Indeed, Bad As Me is an album where Waits’ brawlers come into their own. The opening track, ’Chicago’, is a horn-driven caper of a song, hastening along on a full head of boom clang steam. Next, ‘Raised Right Man’ hammers things home, with an insistent log rhythm mimicking the triplet chords of boogie-woogie piano. Most impressive of all is ‘Hell Broke Luce’. Truly a highlight of his career – though not his first anti-war song, it’s by far his most furious: “How is it that the only ones responsible for making this mess / Got their sorry asses stapled to a god damn desk?” he snarls before a military drill shouting “LEFT! RIGHT! LEFT!”. The lyrics reconcile the characters of Frank, the troubled army vet of previous songs, ‘The Day After Tomorrow’’s imperilled young soldier, and the scarred Woyzeck, subject of Waits’ musical Blood Money. Here we’re shown the after-effects of war at their most horrifying. A disorientatingly violent stomp/clap rhythm is tattered by gunfire and shreds of metal guitar. A shellshocked war victim is asked: “What did you do before the war?”, but he can only stutter: “I was a chef / I was a chef”; ‘What was the name?’ / It was Jeff/ Jeff!/ I lost my buddy and I wept”.

Some may bemoan the dearth of lyrics to do with one-armed dwarves and army ants on this record. But the Bad As Me Tom Waits is a 21st century human being with a family, a social conscience and an entourage of highly-skilled musicians. He is no nightmare carnie or shack-dwelling hermit.

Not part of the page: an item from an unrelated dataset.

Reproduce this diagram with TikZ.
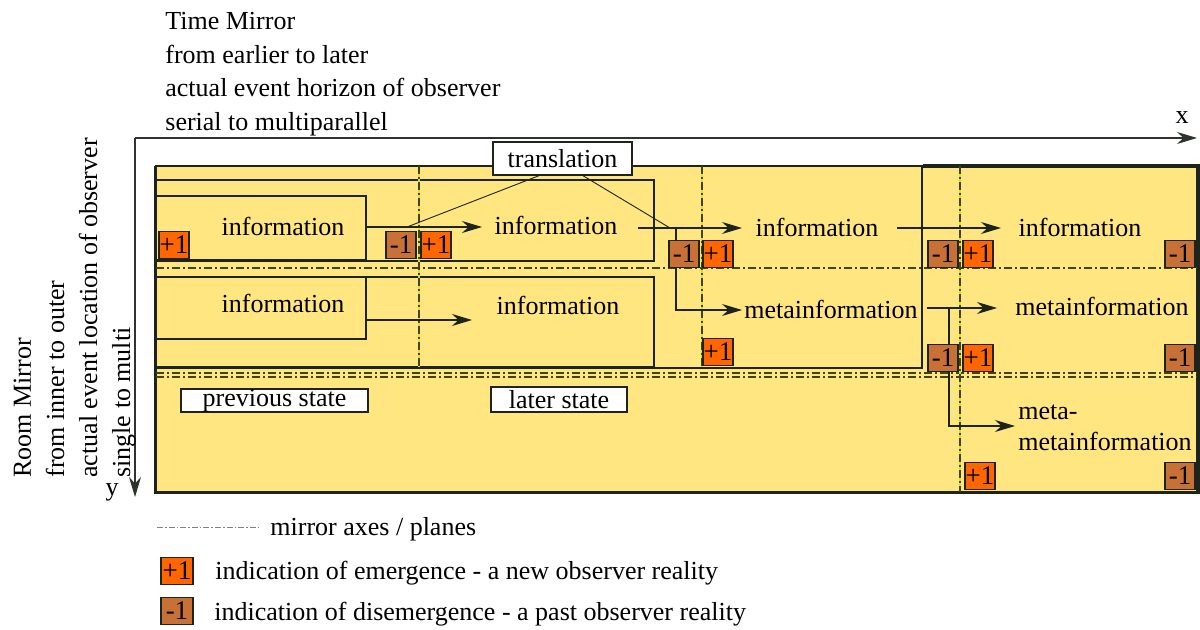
\documentclass[tikz,border=0pt]{standalone}
\usepackage{fontspec}
\setmainfont{Liberation Serif}
\newfontfamily\diagfont{Liberation Serif}
\usepackage{tikz}
\usetikzlibrary{
  positioning,
  arrows.meta
}
\definecolor{mirrorfill}{HTML}{FFE680}
\definecolor{plusorange}{HTML}{FF6600}
\definecolor{minusbrown}{HTML}{C87137}
\definecolor{edgedark}{HTML}{1C241C}
\definecolor{axisgray}{HTML}{2E332E}
\tikzset{
  >=Stealth,
  flowarrow/.style={-{Stealth[length=10pt,width=6pt]},edgedark,line width=0.6pt},
  axisarrow/.style={-{Stealth[length=10pt,width=6pt]},axisgray,line width=0.55pt},
  thinline/.style={edgedark,line width=0.45pt},
  layerbox/.style={rectangle,draw=edgedark,fill=mirrorfill,line width=0.9pt,inner sep=0pt},
  outerline/.style={edgedark,line width=1.6pt},
  labelbox/.style={rectangle,draw=edgedark,fill=white,line width=0.8pt,inner sep=0pt},
  plusbadge/.style={rectangle,draw=edgedark,fill=plusorange,line width=0.9pt,minimum width=15pt,minimum height=13.5pt,inner sep=0pt,font=\diagfont\fontsize{13.5}{14}\selectfont},
  minusbadge/.style={plusbadge,fill=minusbrown},
  mirrorline/.style={edgedark!85!yellow,line width=0.55pt,dash pattern=on 4pt off 1.5pt on 1pt off 1.5pt},
  mirrorglow/.style={yellow!90!black,line width=0.6pt},
  legendline/.style={gray,line width=0.5pt,dash pattern=on 3pt off 1pt on 0.8pt off 1pt}
}

\begin{document}
\begin{tikzpicture}[x=0.5pt,y=-0.5pt,font=\diagfont\fontsize{13}{15.6}\selectfont]
    \useasboundingbox (0,0) rectangle (1200,630);

    % axes
    \coordinate (origin) at (135,138);
    \coordinate (xend) at (1197,138);
    \coordinate (yend) at (135,497);
    \draw[axisarrow] (origin) -- (xend);
    \draw[axisarrow] (origin) -- (yend);
    \node (xlabel) at (1182,118) {x};
    \node (ylabel) at (112,492) {y};

    \foreach \yy/\txt [count=\i] in {30/Time Mirror,63.5/from earlier to later,97/actual event horizon of observer,130.5/serial to multiparallel}
        \node[anchor=base west,inner sep=0pt] (time\i) at (165,\yy) {\txt};
    \foreach \xx/\txt [count=\i] in {31/Room Mirror,64/from inner to outer,97/actual event location of observer,130/single to multi}
        \node[anchor=base west,inner sep=0pt,rotate=90] (room\i) at (\xx,478) {\txt};

    % layers
    \node[layerbox,draw=none,minimum width=520.5pt,minimum height=162.5pt] (outer) at (676.5,329.5) {};
    \node[layerbox,minimum width=383pt,minimum height=101pt] (b3) at (539,267) {};
    \node[layerbox,minimum width=249pt,minimum height=40.5pt] (b2) at (405,220.5) {};
    \node[layerbox,minimum width=105pt,minimum height=32pt] (b1) at (261,228) {};
    \node[layerbox,minimum width=249pt,minimum height=45pt] (b5) at (405,322) {};
    \node[layerbox,minimum width=105pt,minimum height=31pt] (b4) at (261,308) {};
    \draw[outerline] (b3.east |- outer.north) -- (outer.north east) -- (outer.south east) -- (outer.south west) -- (outer.north west);

    % mirror axes
    \foreach \yy in {268,373,377}
        \draw[mirrorline] (156,\yy) -- (1197,\yy);
    \foreach \xx/\yb in {419/367,702/367,960/492} {
        \draw[mirrorglow] (\xx,166) -- (\xx,\yb);
        \draw[mirrorline] (\xx,166) -- (\xx,\yb);
    }

    % texts
    \node (i1) at (283,226) {information};
    \node (i2) at (556,225) {information};
    \node (i3) at (817,227) {information};
    \node (i4) at (1080,227) {information};
    \node (i5) at (283,303) {information};
    \node (i6) at (558,305) {information};
    \node (mi1) at (831,309) {metainformation};
    \node (mi2) at (1102,306) {metainformation};
    \node[anchor=west,align=left,inner sep=0pt] (mmi) at (1018,428) {meta-\\metainformation};
    \node[labelbox,minimum width=93.5pt,minimum height=11.5pt] (prev) at (274.5,400.5) {previous state};
    \node[labelbox,minimum width=68pt,minimum height=12.5pt] (later) at (559,399.5) {later state};
    \node[labelbox,minimum width=69.5pt,minimum height=16.5pt] (tr) at (562.5,158.5) {translation};

    % connectors
    \coordinate (a1) at (482,227);
    \coordinate (s2) at (638,228);
    \coordinate (a2) at (742,228);
    \coordinate (k1) at (676,228);
    \coordinate (a3) at (742,310);
    \coordinate (s3) at (897,228);
    \coordinate (a4) at (1001,228);
    \coordinate (t1) at (407,227);
    \coordinate (t2) at (670,228);
    \coordinate (a5) at (472,320);
    \coordinate (s6) at (927,308);
    \coordinate (a6) at (997,308);
    \coordinate (k2) at (949,308);
    \coordinate (a7) at (1015,426);
    \draw[flowarrow] (b1.east |- a1) -- (a1);
    \draw[flowarrow] (s2) -- (a2);
    \draw[flowarrow] (k1) |- (a3);
    \draw[flowarrow] (s3) -- (a4);
    \draw[flowarrow] (b4.east |- a5) -- (a5);
    \draw[flowarrow] (s6) -- (a6);
    \draw[flowarrow] (k2) |- (a7);
    \draw[thinline] (tr.216) -- (t1);
    \draw[thinline] (tr.-40) -- (t2);

    % emergence / disemergence
    \foreach \x/\y [count=\i] in {174/245,436/245,718/254,978/254,718/352,978/358,980/476}
        \node[plusbadge] (pl\i) at (\x,\y) {+1};
    \foreach \x/\y [count=\i] in {401/245,684/254,943/254,1180/254,943/358,1180/358,1180/476}
        \node[minusbadge] (mn\i) at (\x,\y) {-1};

    % legend
    \coordinate (lg1) at (157,528);
    \coordinate (lg2) at (258,528);
    \draw[legendline] (lg1) -- (lg2);
    \node[anchor=base west,inner sep=0pt] (lgt1) at (270,536) {mirror axes / planes};
    \node[plusbadge,minimum width=16pt] (lgp) at (177,571) {+1};
    \node[anchor=base west,inner sep=0pt] (lgt2) at (215,580) {indication of emergence - a new observer reality};
    \node[minusbadge,minimum width=16pt] (lgm) at (177,611) {-1};
    \node[anchor=base west,inner sep=0pt] (lgt3) at (214,620) {indication of disemergence - a past observer reality};
\end{tikzpicture}
\end{document}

These days the bogeymen are out there in the real world.

This new-found realism sadly doesn’t serve Waits’ bawlers quite so well. The reason many of his past ballads worked is because they were delivered with such flamboyant pathos as to make them genuinely heart-stirring. By taking off his theatrical mask, Tom Waits The Man exposes himself to a handful of corny moments lacking in illusion and slowing the album down. This isn’t helped by a disjointed fast song / slow song sequencing order that gets noticeably more predictable as the record wears on. I found myself wishing he’d separated his Brawlers from his Bawlers as on the Orphans collection instead of making them rub up against each other.

But this is a small complaint, especially when many of the ballads contain some quite lovely moments. ‘Pay Me’ might be schmaltzy, but it’s worth appreciating the gorgeous instrumentation, particularly the coda’s echoing piano and accordion duet. Meanwhile, ‘Everybody’s Talking’ is a funereal blues featuring an off-beat horn section and Johnny Kidd-style tremolo chords. Waits, possessed of a wide octave range, revives the strained wraithish falsetto heard on songs like ‘Temptation’ – a rare but welcome trick. ‘Face To The Highway’ slopes down the same leaf-strewn track as ‘Sins Of My Father’ (from Real Gone), thankfully avoiding that song’s 10+ minute running time.

And of course it wouldn’t be Tom Waits without the appropriation of a Yuletide motif. Some might find closer ‘New Year’s Eve’ – which borrows wholesale from Auld Lang Syne – just a little too hammy, but I bet as the Christmas lights go up and the grit levels go down, this becomes a real winter grower.

Now in the fifth decade of his career, and with as strong a fanbase as ever, Tom Waits is as relevant today as he’s ever been. If anything the passage of time has allowed Waits to fulfil his own prophecy, as he finally matures into the character he’s been play-acting all these years, only to find that he doesn’t need him any more. By shedding much of his fantastical baggage but none of his charm, he has created a nimble, playful little album that ranks among his very best. A truly timeless artist, still at the peak of his powers.